Mas e você, my brother, virá comigo, ou ficará aí parado, calado, achando que tudo está perdido? Por onde anda aquele atleticano que havia dentro de você e que trazia a certeza da vitória nos olhos e a esperança guardada na garganta?

Atleticano, por onde anda você? Atleticano, você ainda existe? Ou você é mera imaginação deste menino que em 1982 se apaixonou pelo Atlético e que prometeu ir com o Atlético aonde quer que o Atlético fosse, com olhos cegos de tanto amor, sem ter medo de sofrer por esse amor, e ainda sem saber que torcer por um time de futebol iria lhe causar prazeres enormes, mas lhe causaria – também - desgostos, dissabores, raivas, crises de choro, vontade de matar, de morrer, e - além disso – dores, das grandes, que levariam muito tempo pra passar, que não passariam nunca, mas que para ele seriam a grande razão de existir.

P.S.: ¹Esta coluna foi publicada, originalmente, em 25/01/07, no site www.rubronegronet.com.br, página onde colaborei por 14 meses e que pertencia ao meu amigo Franco, a quem mando afetuoso abraço.

P.S.: ²De lá para cá, muita coisa mudou, e muita coisa ficou inalterada (dirão os pessimistas: e muita coisa piorou).
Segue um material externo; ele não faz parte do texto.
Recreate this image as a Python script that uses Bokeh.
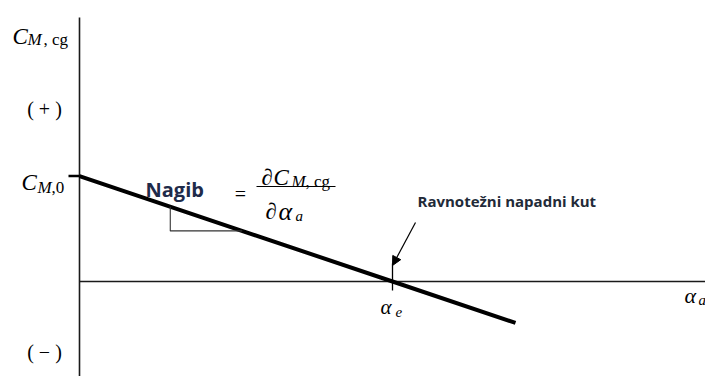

Eu, por exemplo, abandonei o cigarro, já faz 10 meses, pois vício é assim mesmo: a gente abandona, com maior ou menor esforço, e depois nem sente falta. Agora, abandonar o amor e abandonar o Atlético – ou arrefecer a paixão – são coisas que não podemos admitir! Amor não é vício: é virtude; e quem ama – de verdade - não abandona jamais!

P.S.: ³Dentro de campo, as coisas andam mal, eu sei, não sou nenhum inocente, mas certamente vão melhorar. As coisas vão começar a melhorar já no próximo domingo, contra o Iraty e mesmo que eu esteja enganado, mesmo que eu quebre a cara de novo, não faz mal. Nasci atleticano e não tive – nem quero ter – outra opção. Quando nasci, um anjo torto, desses que vivem na sombra, me disse: “Vai, Rafael, ser na vida Furacão!” – e eu fui, apesar das dores que levariam muito tempo pra passar, que não passariam nunca, mas que nunca me afastaram do Atlético, uma das maiores razões do meu existir.

DEDICO ESTA COLUNA A TODOS QUE VÊEM NO ATLÉTICO A SUA PRÓPRIA VIDA, E NÃO UM VÍCIO!